### [Exercise prompt]
Lines holding the string "this" are the ones to copy; find them all in the data.

### [Provided material]
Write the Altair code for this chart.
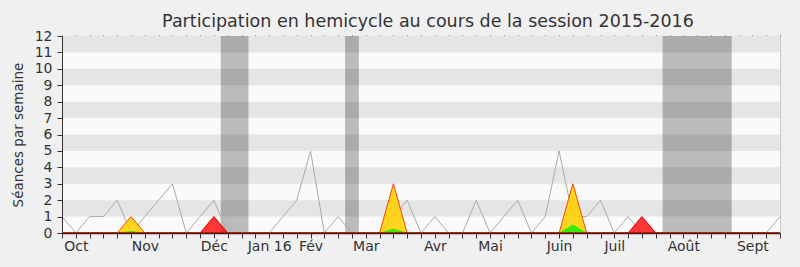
import altair as alt
import pandas as pd

# Weekly attendance, session 2015-2016 (week index 0..52)
weeks = list(range(53))
seances = [1, 0, 1, 1, 2, 0, 1, 2, 3, 0,
           1, 2, 0, 0, 0, 0, 1, 2, 5, 0,
           1, 0, 0, 0, 1, 2, 0, 1, 0, 0,
           2, 0, 1, 2, 0, 1, 5, 1, 1, 2,
           0, 1, 0, 0, 0, 0, 0, 0, 0, 0,
           0, 0, 1]
presences = [0, 0, 0, 0, 0, 1, 0, 0, 0, 0,
             0, 0, 0, 0, 0, 0, 0, 0, 0, 0,
             0, 0, 0, 0, 3, 0, 0, 0, 0, 0,
             0, 0, 0, 0, 0, 0, 0, 3, 0, 0,
             0, 0, 0, 0, 0, 0, 0, 0, 0, 0,
             0, 0, 0]
interventions = [0, 0, 0, 0, 0, 0.1, 0, 0, 0, 0,
                 0, 0, 0, 0, 0, 0, 0, 0, 0, 0,
                 0, 0, 0, 0, 0.25, 0, 0, 0, 0, 0,
                 0, 0, 0, 0, 0, 0, 0, 0.5, 0, 0,
                 0, 0, 0, 0, 0, 0, 0, 0, 0, 0,
                 0, 0, 0]
absences = [0, 0, 0, 0, 0, 0, 0, 0, 0, 0,
            0, 1, 0, 0, 0, 0, 0, 0, 0, 0,
            0, 0, 0, 0, 0, 0, 0, 0, 0, 0,
            0, 0, 0, 0, 0, 0, 0, 0, 0, 0,
            0, 0, 1, 0, 0, 0, 0, 0, 0, 0,
            0, 0, 0]

# Parliamentary recess (first and last week of each break)
vac_first = [12, 21, 44]
vac_last = [13, 21, 48]

# Month labels and the week they sit on
month_weeks = [1, 6, 11, 15, 18, 22, 27, 31, 36, 40, 45, 50]
month_names = ["Oct", "Nov", "Déc", "Jan 16", "Fév", "Mar", "Avr", "Mai",
               "Juin", "Juil", "Août", "Sept"]

# Alternating horizontal stripes
stripe_lo = [1, 3, 5, 7, 9, 11]
stripe_hi = [2, 4, 6, 8, 10, 12]

FONT = "DejaVu Sans"
TXT = "#333333"

df = pd.DataFrame({"week": weeks, "seances": seances, "presences": presences,
                   "interventions": interventions, "absences": absences})
vac = pd.DataFrame({"first": vac_first, "last": vac_last})
stripes = pd.DataFrame({"lo": stripe_lo, "hi": stripe_hi})

label_expr = ""
for w, n in zip(month_weeks, month_names):
    label_expr += f"datum.value == {w} ? '{n}' : "
label_expr += "''"

xscale = alt.Scale(domain=[0, 52], nice=False, zero=False)
yscale = alt.Scale(domain=[0, 12], nice=False)

stripe_layer = alt.Chart(stripes).mark_rect(color="#e5e5e5").encode(
    y=alt.Y("lo:Q", scale=yscale,
            axis=alt.Axis(values=list(range(13)), tickSize=5, labelPadding=5,
                          labelFont=FONT, labelFontSize=14, labelColor=TXT,
                          tickColor=TXT, domainColor=TXT, grid=False,
                          title="Séances par semaine", titleFont=FONT,
                          titleFontSize=13.5, titleFontWeight="normal",
                          titleColor=TXT, titleAngle=-90, titleX=-44,
                          titleY=98.5, titleAlign="center",
                          titleBaseline="middle", zindex=1)),
    y2="hi:Q",
)

vac_layer = alt.Chart(vac).transform_calculate(
    x0="datum.first - 0.5", x1="datum.last + 0.5"
).mark_rect(color="#000000", opacity=0.25).encode(
    x=alt.X("x0:Q", scale=xscale, axis=None),
    x2="x1:Q",
)

line_layer = alt.Chart(df).mark_line(color="#aaaaaa", strokeWidth=1).encode(
    x=alt.X("week:Q", scale=xscale,
            axis=alt.Axis(orient="top", values=weeks, tickSize=1,
                          tickColor=TXT, labels=False, domain=False,
                          grid=False, title=None)),
    y=alt.Y("seances:Q", scale=yscale,
            axis=alt.Axis(orient="right", ticks=False, labels=False,
                          domainColor="#c8c8c8", grid=False, title=None)),
)

yellow_layer = alt.Chart(df).mark_area(
    fill="#ffcf00", fillOpacity=0.88, stroke="#ff4400", strokeWidth=1
).encode(
    x=alt.X("week:Q", scale=xscale,
            axis=alt.Axis(values=weeks, tickSize=5, tickColor=TXT,
                          labelExpr=label_expr, labelFont=FONT,
                          labelFontSize=14, labelColor=TXT, labelPadding=1,
                          labelOverlap=False, labelFlush=False,
                          labelBound=False, domainColor="#4a1c1c",
                          domainWidth=1.5, grid=False, title=None,
                          zindex=1)),
    y=alt.Y("presences:Q", scale=yscale, axis=None),
)

green_layer = alt.Chart(df).mark_area(
    fill="#22ee00", fillOpacity=0.9, stroke="#22dd00", strokeWidth=0.5
).encode(
    x=alt.X("week:Q", scale=xscale, axis=None),
    y=alt.Y("interventions:Q", scale=yscale, axis=None),
)

red_layer = alt.Chart(df).mark_area(
    fill="#ff0000", fillOpacity=0.78, stroke="#e00000", strokeWidth=1
).encode(
    x=alt.X("week:Q", scale=xscale, axis=None),
    y=alt.Y("absences:Q", scale=yscale, axis=None),
)

chart = alt.layer(
    stripe_layer, vac_layer, line_layer, yellow_layer, green_layer, red_layer
).resolve_axis(x="independent", y="independent").properties(
    width=718, height=197,
    autosize=alt.AutoSizeParams(type="none"),
    padding={"left": 62, "top": 36, "right": 20, "bottom": 34},
    title=alt.TitleParams(
        "Participation en hemicycle au cours de la session 2015-2016",
        font=FONT, fontSize=17.5, fontWeight="normal", color=TXT,
        anchor="middle", frame="group", baseline="alphabetic", offset=-15,
        dx=7,
    ),
).configure(background="#f0f0f0").configure_view(stroke=None, fill="#fafafa")

chart.save("out.html", embed_options={"renderer": "svg", "actions": False})
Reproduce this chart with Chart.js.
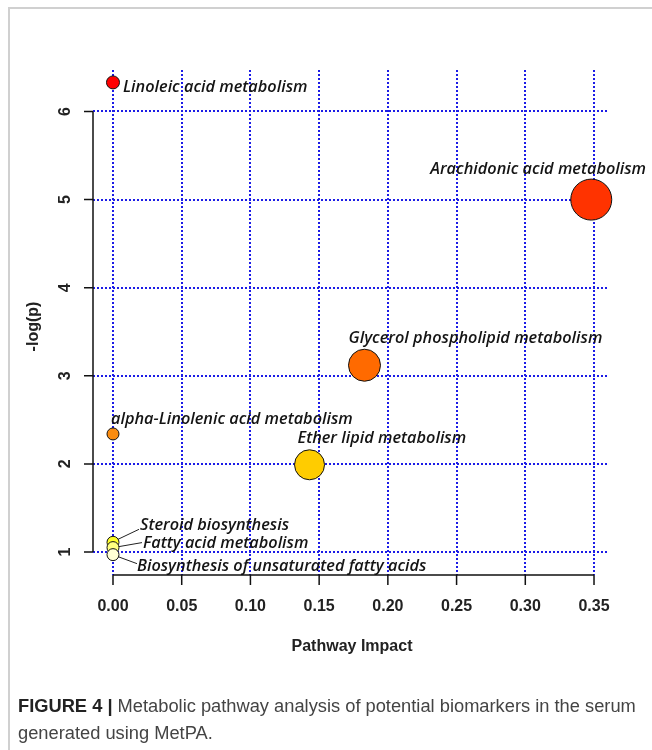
<!DOCTYPE html>
<html>
<head>
<meta charset="utf-8">
<title>Metabolic pathway analysis</title>
<script src="https://cdn.jsdelivr.net/npm/chart.js@4.4.0/dist/chart.umd.min.js"></script>
<style>
    html, body { margin: 0; padding: 0; background: #fff; }
    #wrap { position: relative; width: 652px; height: 750px; overflow: hidden; }
    #frame {
        position: absolute; left: 8px; top: 7px; width: 700px; height: 800px;
        border-top: 2px solid #d0d0d0; border-left: 2px solid #d0d0d0;
    }
    #pathwayChart { position: absolute; left: 0; top: 0; }
    #caption {
        position: absolute; left: 18px; top: 692px; width: 634px;
        font-family: "Liberation Sans", Arial, sans-serif; font-size: 18.3px;
        line-height: 27px; color: #444; white-space: nowrap;
    }
    #caption b { color: #222; }
</style>
</head>
<body>
<div id="wrap">
    <div id="frame"></div>
    <canvas id="pathwayChart" width="652" height="750"></canvas>
    <div id="caption"><b>FIGURE 4 |</b> Metabolic pathway analysis of potential biomarkers in the serum<br>generated using MetPA.</div>
</div>
<script>
// pathway data
const pathways = [
    'Linoleic acid metabolism',
    'Arachidonic acid metabolism',
    'Glycerol phospholipid metabolism',
    'alpha-Linolenic acid metabolism',
    'Ether lipid metabolism',
    'Steroid biosynthesis',
    'Fatty acid metabolism',
    'Biosynthesis of unsaturated fatty acids'
];
const impact = [0, 0.348, 0.183, 0, 0.143, 0, 0, 0];
const logP = [6.33, 5.0, 3.12, 2.34, 1.99, 1.11, 1.05, 0.97];
const bubbleRadius = [6.5, 20.5, 16, 6, 15, 6, 6, 6];

const xTicks = [0, 0.05, 0.10, 0.15, 0.20, 0.25, 0.30, 0.35];
const yTicks = [1, 2, 3, 4, 5, 6];

// heat colours, red = most significant
const heatColors = ['#ff0000', '#ff3300', '#ff6a00', '#fb8c10', '#ffcc00', '#ffff2a', '#ffff80', '#ffffd5'];

// where each label sits relative to its bubble (dx to text start, dy to text middle)
const labelOffsets = [
    { dx: 10, dy: 5 },
    { dx: -161, dy: -30 },
    { dx: -16, dy: -27 },
    { dx: -2, dy: -15 },
    { dx: -12, dy: -26 },
    { dx: 27, dy: -17, lead: [5, -3, 26, -13] },
    { dx: 30, dy: -4, lead: [6, -1, 29, -5] },
    { dx: 24, dy: 12, lead: [5, 2, 24, 9] }
];

const axisFont = 'bold 16px "Liberation Sans", Arial, sans-serif';

const rAxesPlugin = {
    id: 'rAxes',
    afterDraw(chart) {
        const { ctx, chartArea, scales: { x, y } } = chart;
        ctx.save();
        ctx.strokeStyle = '#111';
        ctx.lineWidth = 1.5;

        // y axis + ticks
        const ax = chartArea.left;
        ctx.beginPath();
        ctx.moveTo(ax, y.getPixelForValue(yTicks[0]));
        ctx.lineTo(ax, y.getPixelForValue(yTicks[yTicks.length - 1]));
        yTicks.forEach(v => {
            const py = y.getPixelForValue(v);
            ctx.moveTo(ax, py);
            ctx.lineTo(ax - 9, py);
        });
        // x axis + ticks
        const ay = chartArea.bottom;
        ctx.moveTo(x.getPixelForValue(xTicks[0]), ay);
        ctx.lineTo(x.getPixelForValue(xTicks[xTicks.length - 1]), ay);
        xTicks.forEach(v => {
            const px = x.getPixelForValue(v);
            ctx.moveTo(px, ay);
            ctx.lineTo(px, ay + 10);
        });
        ctx.stroke();

        ctx.fillStyle = '#222';
        ctx.font = axisFont;
        ctx.textAlign = 'center';
        ctx.textBaseline = 'middle';
        xTicks.forEach(v => {
            ctx.fillText(v.toFixed(2), x.getPixelForValue(v), ay + 32);
        });
        ctx.fillText('Pathway Impact', (chartArea.left + chartArea.right) / 2 + 2, ay + 72);

        yTicks.forEach(v => {
            ctx.save();
            ctx.translate(ax - 27, y.getPixelForValue(v));
            ctx.rotate(-Math.PI / 2);
            ctx.fillText(String(v), 0, 0);
            ctx.restore();
        });
        ctx.save();
        ctx.translate(ax - 59, (chartArea.top + chartArea.bottom) / 2 + 4);
        ctx.rotate(-Math.PI / 2);
        ctx.fillText('-log(p)', 0, 0);
        ctx.restore();

        ctx.restore();
    }
};

const labelPlugin = {
    id: 'pathwayLabels',
    afterDatasetsDraw(chart) {
        const { ctx, scales: { x, y } } = chart;
        ctx.save();
        ctx.font = 'italic 600 16.3px "Open Sans", sans-serif';
        ctx.fillStyle = '#141414';
        ctx.strokeStyle = '#222';
        ctx.lineWidth = 1;
        ctx.textAlign = 'left';
        ctx.textBaseline = 'middle';
        pathways.forEach((name, i) => {
            const px = x.getPixelForValue(impact[i]);
            const py = y.getPixelForValue(logP[i]);
            const o = labelOffsets[i];
            if (o.lead) {
                ctx.beginPath();
                ctx.moveTo(px + o.lead[0], py + o.lead[1]);
                ctx.lineTo(px + o.lead[2], py + o.lead[3]);
                ctx.stroke();
            }
            ctx.fillText(name, px + o.dx, py + o.dy);
        });
        ctx.restore();
    }
};

const gridStyle = {
    color: '#1c1ce6',
    lineWidth: 2,
    drawTicks: false
};

new Chart(document.getElementById('pathwayChart'), {
    type: 'bubble',
    data: {
        datasets: [{
            label: 'Pathways',
            data: pathways.map((p, i) => ({ x: impact[i], y: logP[i], r: bubbleRadius[i] })),
            backgroundColor: heatColors,
            borderColor: '#111',
            borderWidth: 1,
            clip: false
        }]
    },
    options: {
        responsive: false,
        animation: false,
        events: [],
        layout: {
            padding: { left: 93, right: 45, top: 70, bottom: 175 }
        },
        plugins: {
            legend: { display: false },
            tooltip: { enabled: false }
        },
        scales: {
            x: {
                type: 'linear',
                min: -0.01455,
                max: 0.35945,
                afterBuildTicks: scale => { scale.ticks = xTicks.map(v => ({ value: v })); },
                ticks: { display: false },
                grid: gridStyle,
                border: { display: false, dash: [2, 2] }
            },
            y: {
                type: 'linear',
                min: 0.739,
                max: 6.471,
                afterBuildTicks: scale => { scale.ticks = yTicks.map(v => ({ value: v })); },
                ticks: { display: false },
                grid: gridStyle,
                border: { display: false, dash: [2, 2] }
            }
        }
    },
    plugins: [rAxesPlugin, labelPlugin]
});
</script>
</body>
</html>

### [Task result]
Write the Altair code for this chart.
Reproduce this chart with Chart.js.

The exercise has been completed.